Character Chassis: Back to Basics
I revised this post from yesterday about removing ability scores, to clear up some wording, before I continued the vein of thought. We’re starting with a stripped-down chassis for a character, before class or ability scores are added, before race or role are determined. How does the character engine perform before given a body and a paint job? …And I’m officially done with the car comparison.
In Fourth Edition Dungeons & Dragons, there are too many actions a character can take in combat. How do I know this? Some twenty pages of combat rules in the Player’s Handbook. The game shouldn’t need a textbook, so let’s see what we can do to trim it down. Have you ever used a bull rush? Aid another? Crawl? A coup de grace?
We’re going to go ahead and keep hit points, so I’m thinking that Second Wind should stick around — not to mention the idea that one of your allies can enable you to use it when you’ve been “downed.” Basic attacks are pretty much the norm, which can be weapon- or non-weapon in nature. It doesn’t really matter. These resemble melee and ranged attacks from Third Edition, they just have a technical name now, no frills.
Per the topic earlier about movement and flanking, I’m thinking that rather than making movement based on specific positions, a single move action can be used to either engage or disengage in melee with an enemy or group of enemies.

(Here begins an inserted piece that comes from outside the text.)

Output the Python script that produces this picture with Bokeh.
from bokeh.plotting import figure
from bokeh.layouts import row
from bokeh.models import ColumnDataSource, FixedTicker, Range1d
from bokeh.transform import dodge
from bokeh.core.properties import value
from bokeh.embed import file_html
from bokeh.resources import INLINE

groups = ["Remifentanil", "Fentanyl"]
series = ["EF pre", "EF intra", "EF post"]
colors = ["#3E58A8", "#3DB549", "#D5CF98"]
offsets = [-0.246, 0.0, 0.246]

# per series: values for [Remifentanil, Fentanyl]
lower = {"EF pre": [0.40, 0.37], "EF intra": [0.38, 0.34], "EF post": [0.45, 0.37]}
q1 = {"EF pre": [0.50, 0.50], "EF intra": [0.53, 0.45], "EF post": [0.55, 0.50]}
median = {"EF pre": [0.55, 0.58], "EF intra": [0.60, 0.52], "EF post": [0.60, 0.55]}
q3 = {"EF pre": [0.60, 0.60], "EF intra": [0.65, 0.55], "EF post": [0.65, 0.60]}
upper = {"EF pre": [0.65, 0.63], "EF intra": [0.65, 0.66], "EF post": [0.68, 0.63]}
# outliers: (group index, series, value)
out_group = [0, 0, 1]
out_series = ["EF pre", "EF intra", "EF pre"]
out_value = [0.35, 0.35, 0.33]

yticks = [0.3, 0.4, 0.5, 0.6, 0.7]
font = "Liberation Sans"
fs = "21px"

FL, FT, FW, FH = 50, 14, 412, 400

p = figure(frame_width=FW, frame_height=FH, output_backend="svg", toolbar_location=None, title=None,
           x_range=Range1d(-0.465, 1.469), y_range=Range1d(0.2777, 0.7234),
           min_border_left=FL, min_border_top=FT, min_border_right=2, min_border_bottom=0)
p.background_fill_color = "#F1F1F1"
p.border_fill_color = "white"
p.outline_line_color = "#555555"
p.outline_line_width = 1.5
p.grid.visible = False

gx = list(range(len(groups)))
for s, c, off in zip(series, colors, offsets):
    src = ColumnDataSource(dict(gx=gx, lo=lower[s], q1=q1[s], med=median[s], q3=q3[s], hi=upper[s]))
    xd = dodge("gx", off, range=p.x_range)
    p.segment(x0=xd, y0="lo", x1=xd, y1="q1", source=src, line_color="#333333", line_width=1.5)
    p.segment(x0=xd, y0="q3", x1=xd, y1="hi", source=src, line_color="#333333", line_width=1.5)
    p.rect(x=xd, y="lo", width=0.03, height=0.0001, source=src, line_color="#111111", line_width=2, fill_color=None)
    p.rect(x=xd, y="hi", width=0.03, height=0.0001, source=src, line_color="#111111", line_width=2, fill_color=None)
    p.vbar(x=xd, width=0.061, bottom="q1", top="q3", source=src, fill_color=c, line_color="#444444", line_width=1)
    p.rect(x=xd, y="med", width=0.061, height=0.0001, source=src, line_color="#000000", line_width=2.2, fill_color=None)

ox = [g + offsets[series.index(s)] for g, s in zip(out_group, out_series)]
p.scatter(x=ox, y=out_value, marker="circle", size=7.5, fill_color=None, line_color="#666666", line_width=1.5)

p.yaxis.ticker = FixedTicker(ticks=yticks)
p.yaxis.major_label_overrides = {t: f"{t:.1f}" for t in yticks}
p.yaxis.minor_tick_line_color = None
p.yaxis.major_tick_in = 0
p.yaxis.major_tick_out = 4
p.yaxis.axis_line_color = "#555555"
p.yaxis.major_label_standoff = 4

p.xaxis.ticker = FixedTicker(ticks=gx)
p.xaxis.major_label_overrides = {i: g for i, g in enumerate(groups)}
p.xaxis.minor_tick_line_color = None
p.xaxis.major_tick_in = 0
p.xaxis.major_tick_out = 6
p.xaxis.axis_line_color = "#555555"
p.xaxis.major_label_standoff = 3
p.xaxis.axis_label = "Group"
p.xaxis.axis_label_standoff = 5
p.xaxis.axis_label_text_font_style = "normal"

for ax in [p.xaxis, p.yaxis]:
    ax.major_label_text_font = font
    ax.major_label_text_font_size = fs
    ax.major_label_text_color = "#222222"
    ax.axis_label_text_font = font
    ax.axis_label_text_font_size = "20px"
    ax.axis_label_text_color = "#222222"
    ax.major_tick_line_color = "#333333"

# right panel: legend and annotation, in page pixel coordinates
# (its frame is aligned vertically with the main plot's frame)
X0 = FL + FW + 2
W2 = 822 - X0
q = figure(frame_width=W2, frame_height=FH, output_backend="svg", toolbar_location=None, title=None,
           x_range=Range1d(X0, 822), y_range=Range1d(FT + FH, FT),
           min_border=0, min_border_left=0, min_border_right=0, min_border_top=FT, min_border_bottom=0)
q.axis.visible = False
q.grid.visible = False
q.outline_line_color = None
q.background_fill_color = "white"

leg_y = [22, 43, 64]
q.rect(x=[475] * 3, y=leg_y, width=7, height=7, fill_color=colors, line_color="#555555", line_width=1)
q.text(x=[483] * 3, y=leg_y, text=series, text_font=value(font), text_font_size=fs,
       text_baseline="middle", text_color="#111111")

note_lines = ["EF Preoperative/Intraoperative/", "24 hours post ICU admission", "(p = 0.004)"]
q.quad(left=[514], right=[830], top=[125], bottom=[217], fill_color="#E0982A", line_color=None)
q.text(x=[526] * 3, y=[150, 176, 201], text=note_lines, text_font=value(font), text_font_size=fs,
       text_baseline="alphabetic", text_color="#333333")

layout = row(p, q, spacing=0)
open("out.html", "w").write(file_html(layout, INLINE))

When you approach one one enemy in melee, you join a group that includes everyone else engage in melee with them. There can be multiple melees at once.

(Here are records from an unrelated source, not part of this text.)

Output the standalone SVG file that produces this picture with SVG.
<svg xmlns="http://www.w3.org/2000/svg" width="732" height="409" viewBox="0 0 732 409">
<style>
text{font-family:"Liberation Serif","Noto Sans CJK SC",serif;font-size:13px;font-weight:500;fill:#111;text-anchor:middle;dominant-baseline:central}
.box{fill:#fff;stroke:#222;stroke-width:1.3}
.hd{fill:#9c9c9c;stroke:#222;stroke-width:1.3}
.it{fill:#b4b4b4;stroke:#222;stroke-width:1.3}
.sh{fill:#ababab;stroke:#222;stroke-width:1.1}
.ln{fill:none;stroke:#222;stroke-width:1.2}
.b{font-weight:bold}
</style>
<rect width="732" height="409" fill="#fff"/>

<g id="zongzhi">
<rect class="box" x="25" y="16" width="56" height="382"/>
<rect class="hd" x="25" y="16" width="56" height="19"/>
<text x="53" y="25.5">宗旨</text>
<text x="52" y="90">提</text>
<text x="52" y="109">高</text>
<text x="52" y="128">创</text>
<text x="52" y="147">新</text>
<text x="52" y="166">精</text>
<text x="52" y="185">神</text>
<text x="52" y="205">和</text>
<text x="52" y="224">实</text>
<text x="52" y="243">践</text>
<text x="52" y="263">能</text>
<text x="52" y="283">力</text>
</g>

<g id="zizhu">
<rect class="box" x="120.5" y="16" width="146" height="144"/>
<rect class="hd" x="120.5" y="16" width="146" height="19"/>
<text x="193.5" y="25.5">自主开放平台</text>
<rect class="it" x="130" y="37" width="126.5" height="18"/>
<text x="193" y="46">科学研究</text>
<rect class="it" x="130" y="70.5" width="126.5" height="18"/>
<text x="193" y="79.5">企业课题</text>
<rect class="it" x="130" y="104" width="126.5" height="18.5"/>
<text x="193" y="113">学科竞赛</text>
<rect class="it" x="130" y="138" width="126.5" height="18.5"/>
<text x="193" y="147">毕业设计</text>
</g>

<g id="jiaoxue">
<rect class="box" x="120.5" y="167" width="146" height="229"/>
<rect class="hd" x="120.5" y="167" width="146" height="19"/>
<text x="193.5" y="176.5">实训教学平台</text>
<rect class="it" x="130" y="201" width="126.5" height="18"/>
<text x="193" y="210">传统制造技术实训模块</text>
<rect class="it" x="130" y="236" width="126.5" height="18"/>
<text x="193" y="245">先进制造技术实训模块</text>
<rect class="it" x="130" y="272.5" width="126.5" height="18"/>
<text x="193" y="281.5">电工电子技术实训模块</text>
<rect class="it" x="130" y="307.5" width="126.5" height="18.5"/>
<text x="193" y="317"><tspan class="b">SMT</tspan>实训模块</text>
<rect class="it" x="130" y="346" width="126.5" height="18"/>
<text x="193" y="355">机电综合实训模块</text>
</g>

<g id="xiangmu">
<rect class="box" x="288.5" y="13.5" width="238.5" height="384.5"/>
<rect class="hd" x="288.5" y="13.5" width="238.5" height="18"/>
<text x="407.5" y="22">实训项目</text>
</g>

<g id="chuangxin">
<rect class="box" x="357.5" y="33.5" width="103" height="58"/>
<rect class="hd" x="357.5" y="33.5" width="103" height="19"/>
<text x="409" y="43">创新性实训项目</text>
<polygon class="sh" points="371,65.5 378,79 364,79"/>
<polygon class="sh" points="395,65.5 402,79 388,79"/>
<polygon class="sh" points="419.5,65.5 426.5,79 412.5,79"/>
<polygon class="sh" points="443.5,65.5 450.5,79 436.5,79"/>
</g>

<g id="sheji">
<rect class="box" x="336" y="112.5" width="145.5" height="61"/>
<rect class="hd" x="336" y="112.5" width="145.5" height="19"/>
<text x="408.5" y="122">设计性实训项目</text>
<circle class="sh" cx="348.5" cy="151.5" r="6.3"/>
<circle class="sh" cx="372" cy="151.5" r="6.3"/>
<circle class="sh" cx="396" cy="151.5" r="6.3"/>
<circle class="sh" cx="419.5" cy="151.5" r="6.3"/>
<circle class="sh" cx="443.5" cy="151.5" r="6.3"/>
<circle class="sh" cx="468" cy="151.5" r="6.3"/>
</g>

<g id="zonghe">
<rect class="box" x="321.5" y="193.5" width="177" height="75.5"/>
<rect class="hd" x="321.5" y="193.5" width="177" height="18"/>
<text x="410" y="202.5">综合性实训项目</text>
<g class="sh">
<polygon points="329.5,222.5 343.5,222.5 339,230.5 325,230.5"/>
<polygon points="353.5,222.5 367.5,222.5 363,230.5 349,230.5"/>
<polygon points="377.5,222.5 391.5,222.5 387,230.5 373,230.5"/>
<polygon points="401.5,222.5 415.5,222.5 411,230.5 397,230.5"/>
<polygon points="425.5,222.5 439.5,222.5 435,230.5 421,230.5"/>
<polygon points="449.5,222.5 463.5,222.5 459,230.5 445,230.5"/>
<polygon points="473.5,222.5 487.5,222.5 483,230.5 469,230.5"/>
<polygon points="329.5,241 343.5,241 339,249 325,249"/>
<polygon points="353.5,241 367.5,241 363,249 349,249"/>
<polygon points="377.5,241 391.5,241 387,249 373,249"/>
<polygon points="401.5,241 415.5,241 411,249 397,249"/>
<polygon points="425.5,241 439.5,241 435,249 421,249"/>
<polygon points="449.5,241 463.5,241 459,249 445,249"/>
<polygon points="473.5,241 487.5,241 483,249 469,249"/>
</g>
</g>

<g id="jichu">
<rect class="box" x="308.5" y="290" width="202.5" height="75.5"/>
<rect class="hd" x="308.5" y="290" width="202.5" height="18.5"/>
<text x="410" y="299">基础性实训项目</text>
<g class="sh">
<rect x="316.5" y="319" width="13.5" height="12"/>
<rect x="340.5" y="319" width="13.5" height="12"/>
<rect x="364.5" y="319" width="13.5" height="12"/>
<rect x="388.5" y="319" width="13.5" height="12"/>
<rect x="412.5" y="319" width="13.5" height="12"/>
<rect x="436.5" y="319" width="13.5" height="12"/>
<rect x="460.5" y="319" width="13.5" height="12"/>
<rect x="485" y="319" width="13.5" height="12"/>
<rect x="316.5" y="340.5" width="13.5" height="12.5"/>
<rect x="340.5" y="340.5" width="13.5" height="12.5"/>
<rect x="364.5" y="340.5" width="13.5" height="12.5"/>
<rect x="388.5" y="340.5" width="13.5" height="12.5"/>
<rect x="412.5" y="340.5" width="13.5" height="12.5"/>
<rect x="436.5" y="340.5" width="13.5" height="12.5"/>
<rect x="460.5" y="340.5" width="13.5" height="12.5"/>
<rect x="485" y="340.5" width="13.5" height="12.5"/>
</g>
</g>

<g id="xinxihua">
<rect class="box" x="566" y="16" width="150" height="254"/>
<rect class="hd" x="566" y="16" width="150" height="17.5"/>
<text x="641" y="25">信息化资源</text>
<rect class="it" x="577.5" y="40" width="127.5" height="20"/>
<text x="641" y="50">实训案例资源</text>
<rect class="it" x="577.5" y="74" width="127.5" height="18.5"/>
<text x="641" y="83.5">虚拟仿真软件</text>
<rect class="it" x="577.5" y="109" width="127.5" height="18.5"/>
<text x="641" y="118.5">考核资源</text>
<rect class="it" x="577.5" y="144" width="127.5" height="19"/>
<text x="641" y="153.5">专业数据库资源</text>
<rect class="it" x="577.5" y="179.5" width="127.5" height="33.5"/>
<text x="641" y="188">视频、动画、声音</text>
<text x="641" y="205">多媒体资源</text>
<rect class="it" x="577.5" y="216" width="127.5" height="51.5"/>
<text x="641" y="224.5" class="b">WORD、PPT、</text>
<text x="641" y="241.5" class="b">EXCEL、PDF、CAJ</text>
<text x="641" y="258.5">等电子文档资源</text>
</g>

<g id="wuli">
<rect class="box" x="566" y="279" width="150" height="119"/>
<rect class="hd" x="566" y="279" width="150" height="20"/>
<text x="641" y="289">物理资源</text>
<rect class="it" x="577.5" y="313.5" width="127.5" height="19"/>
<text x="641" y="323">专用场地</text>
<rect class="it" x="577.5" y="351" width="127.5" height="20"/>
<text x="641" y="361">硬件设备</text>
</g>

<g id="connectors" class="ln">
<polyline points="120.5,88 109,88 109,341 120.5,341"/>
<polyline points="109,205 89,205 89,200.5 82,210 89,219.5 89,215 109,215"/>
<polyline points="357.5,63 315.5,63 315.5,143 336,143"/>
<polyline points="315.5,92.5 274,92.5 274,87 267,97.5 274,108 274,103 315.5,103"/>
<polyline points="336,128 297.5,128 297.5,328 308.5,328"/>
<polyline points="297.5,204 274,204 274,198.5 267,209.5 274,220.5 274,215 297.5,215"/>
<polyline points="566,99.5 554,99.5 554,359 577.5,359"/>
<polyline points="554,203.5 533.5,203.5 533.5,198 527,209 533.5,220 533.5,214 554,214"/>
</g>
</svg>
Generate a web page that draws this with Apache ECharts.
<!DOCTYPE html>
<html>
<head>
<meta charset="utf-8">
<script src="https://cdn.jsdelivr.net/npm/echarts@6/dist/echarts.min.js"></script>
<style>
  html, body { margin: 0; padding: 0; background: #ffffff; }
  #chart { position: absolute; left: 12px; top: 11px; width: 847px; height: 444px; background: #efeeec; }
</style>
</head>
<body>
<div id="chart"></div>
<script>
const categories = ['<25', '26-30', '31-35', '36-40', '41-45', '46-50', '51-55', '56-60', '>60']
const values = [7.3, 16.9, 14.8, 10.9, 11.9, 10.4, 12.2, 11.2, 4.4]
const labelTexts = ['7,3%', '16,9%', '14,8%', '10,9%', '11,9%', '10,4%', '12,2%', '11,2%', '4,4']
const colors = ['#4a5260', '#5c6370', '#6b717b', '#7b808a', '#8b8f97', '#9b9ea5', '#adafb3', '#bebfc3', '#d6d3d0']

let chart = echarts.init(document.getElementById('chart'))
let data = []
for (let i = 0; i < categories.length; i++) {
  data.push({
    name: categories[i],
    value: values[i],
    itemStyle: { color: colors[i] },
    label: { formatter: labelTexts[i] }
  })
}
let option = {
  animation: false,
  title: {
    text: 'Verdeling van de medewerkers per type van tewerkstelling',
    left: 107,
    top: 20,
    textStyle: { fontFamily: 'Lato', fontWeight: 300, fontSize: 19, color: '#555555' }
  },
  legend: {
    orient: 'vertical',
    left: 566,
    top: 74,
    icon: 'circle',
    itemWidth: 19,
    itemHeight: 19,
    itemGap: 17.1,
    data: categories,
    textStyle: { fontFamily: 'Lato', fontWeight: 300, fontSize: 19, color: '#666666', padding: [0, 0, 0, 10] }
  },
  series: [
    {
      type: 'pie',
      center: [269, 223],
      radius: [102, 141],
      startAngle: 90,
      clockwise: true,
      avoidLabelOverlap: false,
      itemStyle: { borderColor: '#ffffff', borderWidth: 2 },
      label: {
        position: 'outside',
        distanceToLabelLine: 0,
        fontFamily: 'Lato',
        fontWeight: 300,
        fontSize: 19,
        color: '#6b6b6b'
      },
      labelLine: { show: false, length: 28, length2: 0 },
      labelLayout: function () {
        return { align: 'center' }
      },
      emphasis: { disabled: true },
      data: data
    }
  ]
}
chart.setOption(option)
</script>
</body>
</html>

Maybe, similar to Channel Divinity, there might be a pool of basic “Martial Maneuvers” that the various martial classes could draw from and add to through feat selection? That seems to me to be the most appropriate place to put some of the more obscure combat actions of questionable usefulness. Readied attacks could go there, rather than cluttering up the actions of other, non-martial characters.
Forget shifting to avoid opportunity attacks, players don’t need to always take them as they do now in Fourth Edition. Wonderful and innovative as they are, they bog the game down whenever someone needs to do something. Simplified as they are now, they still cause grief at the table. Let’s make opportunity attacks a function of the warlord — the basic martial Leader among Leader classes.

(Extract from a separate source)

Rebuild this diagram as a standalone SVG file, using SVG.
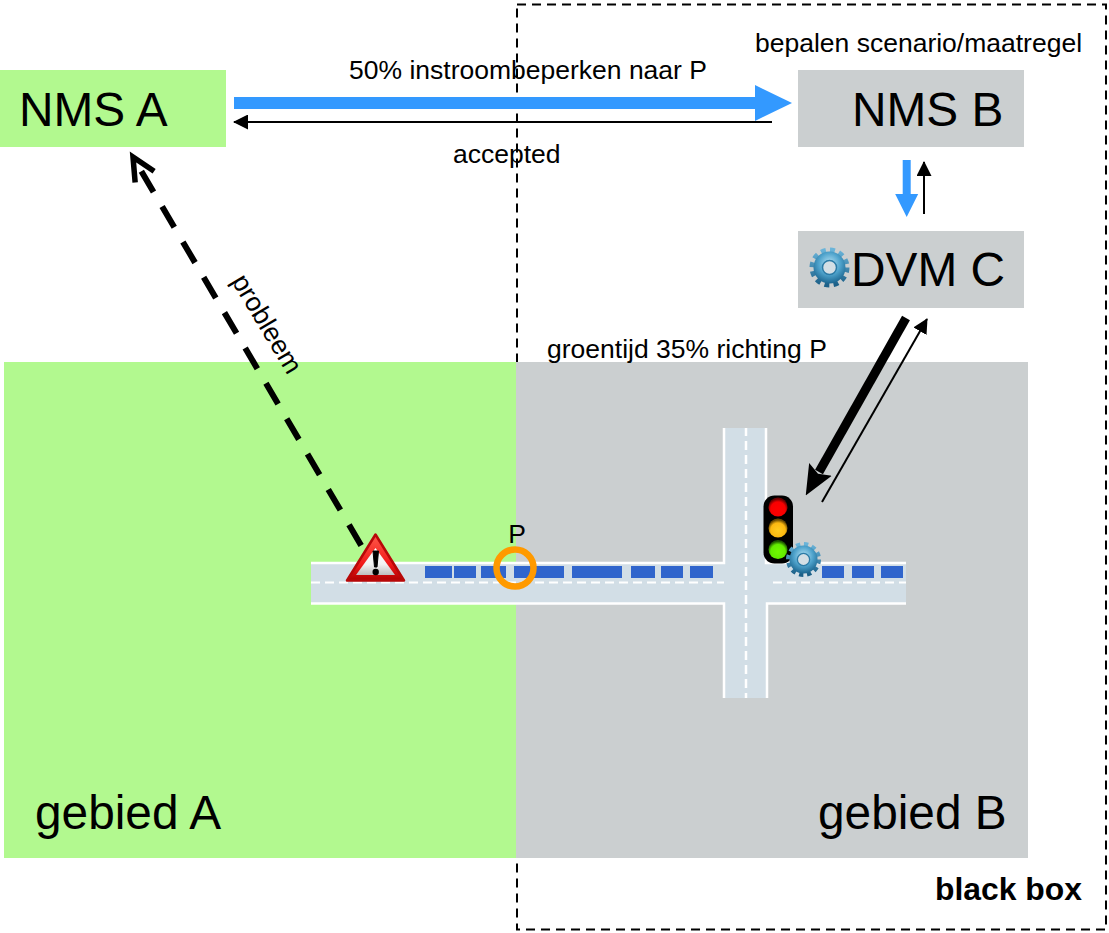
<svg xmlns="http://www.w3.org/2000/svg" width="1109" height="933" viewBox="0 0 1109 933">
<style>
text{font-family:"Liberation Sans",Arial,sans-serif;fill:#000}
.big{font-size:47.8px}
.lab{font-size:26.5px}
.car{fill:#3065cc}
.edge{stroke:#fff;stroke-width:2.5;fill:none}
.mid{stroke:#fff;stroke-width:2;fill:none;stroke-dasharray:9 5}
.midv{stroke:#fff;stroke-width:2.5;fill:none;stroke-dasharray:9 5;stroke-dashoffset:1}
</style>
<defs>
<marker id="hBlue" markerUnits="userSpaceOnUse" markerWidth="37" markerHeight="36" refX="0" refY="18" orient="auto"><path d="M0 0L37 18L0 36Z" fill="#3399ff"/></marker>
<marker id="hBlueS" markerUnits="userSpaceOnUse" markerWidth="23" markerHeight="24" refX="0" refY="12" orient="auto"><path d="M0 0.500L23 12L0 23.500Z" fill="#3399ff"/></marker>
<marker id="hBlack" markerUnits="userSpaceOnUse" markerWidth="15" markerHeight="15" refX="14" refY="7.500" orient="auto"><path d="M0 0L15 7.500L0 15Z" fill="#000"/></marker>
<marker id="hBig" markerUnits="userSpaceOnUse" markerWidth="30" markerHeight="30" refX="3" refY="15" orient="auto"><path d="M0 2L30 15L0 28L5 15Z" fill="#000"/></marker>
<marker id="hOpen" markerUnits="userSpaceOnUse" markerWidth="42" markerHeight="34" refX="32" refY="17" orient="auto-start-reverse"><path d="M9 6L32 17L9 28" fill="none" stroke="#000" stroke-width="5.500"/></marker>
<radialGradient id="gearG" cx="50%" cy="38%" r="62%"><stop offset="0" stop-color="#b4e2f5"/><stop offset=".55" stop-color="#4fa3cc"/><stop offset="1" stop-color="#1c6690"/></radialGradient>
<linearGradient id="gearR" x1="0" y1="0" x2="0" y2="1"><stop offset="0" stop-color="#6ab4d9"/><stop offset="1" stop-color="#1c6088"/></linearGradient>
<linearGradient id="warnG" x1="0" y1="0" x2="0" y2="1"><stop offset="0" stop-color="#ff5a4a"/><stop offset=".65" stop-color="#f01818"/><stop offset="1" stop-color="#b00000"/></linearGradient>
<linearGradient id="warnI" x1="0" y1="0" x2="0" y2="1"><stop offset="0" stop-color="#fff"/><stop offset=".6" stop-color="#f2f2f2"/><stop offset="1" stop-color="#bdbdbd"/></linearGradient>
<radialGradient id="lampR" cx="50%" cy="62%" r="55%"><stop offset="0" stop-color="#ff0000"/><stop offset=".7" stop-color="#f80000"/><stop offset="1" stop-color="#6a0000"/></radialGradient>
<radialGradient id="lampY" cx="50%" cy="62%" r="55%"><stop offset="0" stop-color="#ffcc20"/><stop offset=".7" stop-color="#fcb810"/><stop offset="1" stop-color="#6a4a00"/></radialGradient>
<radialGradient id="lampG" cx="50%" cy="62%" r="55%"><stop offset="0" stop-color="#70f800"/><stop offset=".7" stop-color="#62ea00"/><stop offset="1" stop-color="#1f5a00"/></radialGradient>
<g id="gear">
<circle r="17.500" fill="none" stroke="url(#gearR)" stroke-width="5" stroke-dasharray="4.900 4.263"/>
<circle r="16" fill="url(#gearG)"/>
<circle r="7" fill="#d4dfe5" stroke="#2c7ba6" stroke-width="1.500"/>
</g>
</defs>

<g id="black-box"><rect x="517" y="4.500" width="589" height="925" fill="none" stroke="#000" stroke-width="2" stroke-dasharray="9 6"/><text x="935" y="900" font-size="32" font-weight="bold" textLength="147" lengthAdjust="spacingAndGlyphs">black box</text></g>
<g id="gebied-a"><rect x="4" y="362" width="512" height="496" fill="#b2f98f"/><text class="big" x="35" y="829">gebied A</text></g>
<g id="gebied-b"><rect x="516" y="362" width="512" height="496" fill="#cbcfd0"/><text class="big" x="818" y="829">gebied B</text></g>

<g id="road">
<rect x="311" y="563" width="595" height="40" fill="#d2dee6"/>
<rect x="724" y="428" width="43" height="270" fill="#d2dee6"/>
<path class="edge" d="M311 563H724V428M766 428V563H906M311 603.500H724V698M767 698V603.500H906"/>
<path class="mid" d="M311 582.500H724M773 582.500H906"/>
<path class="midv" d="M746 428V698"/>
<g>
<rect class="car" x="425" y="566" width="27" height="12"/><rect class="car" x="454" y="566" width="22" height="12"/><rect class="car" x="481" y="566" width="25" height="12"/><rect class="car" x="514" y="566" width="50" height="12"/><rect class="car" x="572" y="566" width="50" height="12"/><rect class="car" x="631" y="566" width="24" height="12"/><rect class="car" x="661" y="566" width="22" height="12"/><rect class="car" x="690" y="566" width="23" height="12"/><rect class="car" x="822" y="566" width="22" height="12"/><rect class="car" x="852" y="566" width="22" height="12"/><rect class="car" x="881" y="566" width="22" height="12"/>
</g>
</g>

<g id="connectors" fill="none">
<path d="M234 103H755" stroke="#3399ff" stroke-width="12" marker-end="url(#hBlue)"/>
<path d="M772 122H234" stroke="#000" stroke-width="2" marker-end="url(#hBlack)"/>
<path d="M906.700 160V194" stroke="#3399ff" stroke-width="8" marker-end="url(#hBlueS)"/>
<path d="M924 214V162" stroke="#000" stroke-width="2" marker-end="url(#hBlack)"/>
<path d="M906 318L819 472" stroke="#000" stroke-width="9" marker-end="url(#hBig)"/>
<path d="M822 502L927 319" stroke="#000" stroke-width="2" marker-end="url(#hBlack)"/>
<path d="M133 157L365 552" stroke="#000" stroke-width="6" stroke-dasharray="24 17" stroke-dashoffset="24.500" marker-start="url(#hOpen)"/>
</g>

<g id="warning">
<path d="M375.500 534.500L404 580.500H347Z" fill="url(#warnG)" stroke="#b80808" stroke-width="2.500" stroke-linejoin="round"/>
<path d="M375.500 548L395 575H356Z" fill="url(#warnI)"/>
<path d="M373 551H378.500L377 567H374.500Z" fill="#000" stroke="#000" stroke-width="1"/><circle cx="375.700" cy="572" r="3.200" fill="#000"/>
</g>

<g id="point-p"><circle cx="515" cy="568" r="18.500" fill="none" stroke="#ff9a00" stroke-width="6.500"/><text x="517" y="543" text-anchor="middle" font-size="26.500">P</text></g>

<g id="traffic-light">
<rect x="763.500" y="495.500" width="29.500" height="68" rx="11" fill="#000"/>
<circle cx="778" cy="507" r="9.500" fill="url(#lampR)"/><circle cx="778" cy="528" r="9.500" fill="url(#lampY)"/><circle cx="778" cy="549.500" r="9.500" fill="url(#lampG)"/>
<use href="#gear" transform="translate(803.500 559.500) scale(.875)"/>
</g>

<g id="nms-a"><rect x="0" y="70" width="226" height="77" fill="#b2f98f"/><text class="big" x="19" y="126">NMS A</text></g>
<g id="nms-b"><rect x="798" y="70" width="226" height="77" fill="#cbcfd0"/><text class="big" x="852" y="126">NMS B</text></g>
<g id="dvm-c"><rect x="798" y="231" width="226" height="77" fill="#cbcfd0"/><use href="#gear" transform="translate(829.500 267.500)"/><text class="big" x="851" y="286">DVM C</text></g>

<g id="labels">
<text class="lab" x="349" y="79">50% instroombeperken naar P</text>
<text class="lab" x="453" y="163">accepted</text>
<text class="lab" x="755" y="52">bepalen scenario/maatregel</text>
<text class="lab" x="547" y="358">groentijd 35% richting P</text>
<text class="lab" transform="translate(231 281) rotate(59)">probleem</text>
</g>
</svg>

Seize the Opportunity [Martial] Leader At-Will
Immediate interrupt, Ranged visual
Trigger: When an enemy disengages while in melee
Target: One ally engaged in the same melee
Effect: The target can take a melee basic attack against the triggering enemy as an opportunity action.
With a power like that, you can take opportunity attacks out of the combat section of your Player’s Handbook and put them on your Leader’s character sheet instead. That’s a lot more useful for everyone in the group, I think. It’s simple and useable. You could call leaving a zone a type of disengaging — refer to my “Zergling Round-Up” power from before. A zone would be a kind of sub-melee grouping.
Standard player powers:
1.) Basic Attack (Standard; at-will)
2.) Engage/Disengage (Move; at-will)
3.) Second Wind (Standard; encounter)
4.) First Aid (Minor; at-will)
5.) Racial Power? (Varies; encounter)
6.) Role Power? (Minor; at-will)
7.) Class Attack 1 (Standard; at-will)
8.) Class Attack 2 (Standard; encounter)
9.) Class Attack 3 (Standard; daily)
10.) Class Utility (Action and usage vary)
Since combat and teamwork are major elements of the game, I think this is a great place to start. Ultimately, I don’t know how important some of these powers will be, or if it would make more sense to merge or eliminate a few. It seems like more than one attack would be excessive, but I guess we’ll figure out as this moves forward.